Foreign backpackers can help, but most come to Australia on 12-month working holiday visas and are only allowed to work in a job for three months.
Despite the jackaroo shortage, the legendary Victoria River Downs cattle station, in the sparsely populated Northern Territory, is dramatically expanding its stables.
"Even up until last year, we had very few horses," says Jim Kerr, the ranch's manager. "We've now got about 50, but we've got another 20 on order this year. Eventually we want to build up the number to 150."
Established in 1879, the station is known across the Outback as "the Big Run." It covers more than 5,000 square miles of flood plain and savannah woodland along the wild and remote Victoria River, home to giant saltwater crocodiles.
Canny cattle learn to thwart mustering by helicopters by simply hiding behind trees. To prod the most stubborn, the pilot has to land the chopper and chase the beast into the open before taking to the air once more - a time-consuming business.
"You wind up with more and more cattle that don't respond to helicopters," Mr. Kerr says.
Heli-mustering, as it is known, also tends to separate flustered cows from their calves, leaving the youngsters vulnerable to dehydration, heat exhaustion, and dingoes.
The expense of maintaining sophisticated machinery such as helicopters is another consideration, and the rising cost of fuel has also propelled the return to old-fashioned horsepower.

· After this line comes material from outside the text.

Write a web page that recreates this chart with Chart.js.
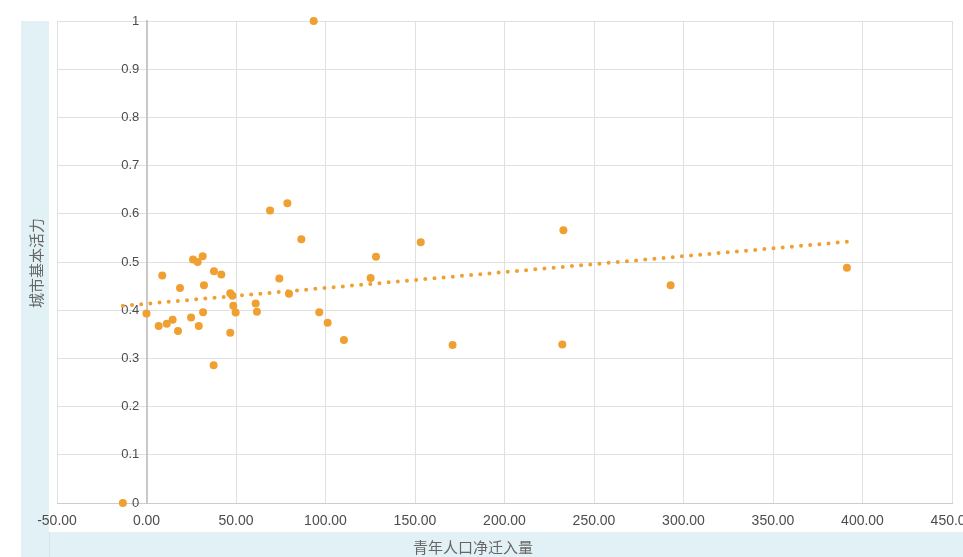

The vastness of many stations, however, presents its own challenges to those on steeds. One of the most famous, Anna Creek, is the world's largest cattle ranch, covering an area the size of Belgium. It would take weeks to cross such distances, so horses are sometimes transported by trucks to far-flung corners of large stations.
"Bikes and choppers are useful tools but the machines are a bit quick for the animals - they rush them too much," says Mark Perkins, livestock manager for the Colonial Agricultural Company, which has 125,000 cattle on eight ranches covering 8,000 square miles.
Sometimes motorcycles are a bit too quick for the human drivers, as well. As one veteran stockman put it, "a dirt bike can't see holes in the ground."